California and New York's willingness to pass college costs on to the least affluent students and schools could lead price-sensitive low-income students to drop out, reduce their attendance to part-time status, delay enrolling, or forgo college altogether. This would lead to a series of negative outcomes for students, such as not attending college at all or leaving school heavily indebted without gaining a credential, increasing the likelihood that they will eventually default on their student loans and ruin their credit.

Rather than turning to tuition as a revenue source, we implore governors and legislators to remember they are not the only ones making sacrifices to invest in higher education. The federal government spends tens of billions of dollars each year on student aid and federal loan guarantees, while students take on substantial debt and pay thousands of dollars in their own money to attend a postsecondary institution. Shifting more of the burden to federal taxpayers and students is both inequitable and unfair.

If states are unwilling to keep this commitment to higher education on their own, then the federal government should assist them with both carrots and sticks. There is already a legislative provision that would make states ineligible for certain grants if they do not maintain their higher education spending at or above their five-year average. But this program, College Access Challenge Grants, only has guaranteed funding for a few years. At Higher Ed Watch, we believe that the federal government should hold more funds at risk -- such as administrative payments to state boards of education or requested U.S. Treasury bail out funds to states and local governments (as suggested by former Higher Ed Watch Editor Michael Dannenberg) -- for states that slash higher education funding. At the same time, those that keep their funding level or increase it should either receive access to a special funding stream for low-income students or priority in competitive pilot programs.

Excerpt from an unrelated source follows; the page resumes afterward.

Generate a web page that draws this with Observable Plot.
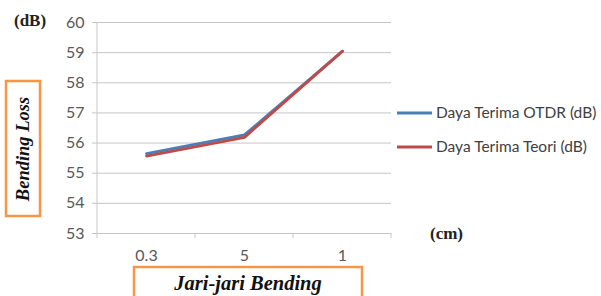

But states aren't the only higher education actors whose practices should be scrutinized. It is also worth looking at schools' aid packages. Every single public college contacted for a recent survey by the National Association for College Admission Counseling said it provided non-need based assistance, or "merit aid." The same survey found that merit aid made up 41.9 percent of public institutional funds, only slightly less than the 46.6 percent devoted to need-based institutional aid. This is troubling because "merit aid" is not targeted at low-income students, and is instead used to compete for the best (and sometimes the wealthiest) students to boost prestige and fundraising. Schools should not be allowed to continue to spend their limited financial aid budgets on non-needy students when low- and moderate-income students are being asked to shoulder ever-larger tuition burdens.

Finally, colleges should see if they can lessen tuition increases by finding savings in their current spending practices. In an insightful Washington Monthly article about using technology to reduce college costs, Kevin Carey of Education Sector cites data from the Delta Project on Postsecondary Education Costs that show schools are spending less on instructional costs -- often their biggest expense -- while taking in more tuition revenue. This would suggest that a growing portion of their revenue is going to non-essential functions. Carey also discusses several tactics taken by Virginia Tech University to use technology to substantially reduce the cost of some expensive introductory courses without harming student achievement. Employing these type of programs on a larger scale could also help reduce the need to heap more tuition on students.

It is undeniable that the future outlook for state budgets is far from rosy. But states and schools should not take the knee-jerk, easy way out of passing more costs on to students by raising tuition. Instead, they should view the lean times ahead as an opportunity to reexamine their own spending and aid policies to increase efficiency and better target their own aid to low-income students. Doing so would recognize and match the sizable commitment the federal government, students, and parents already commit to higher education, rather than just passing the buck.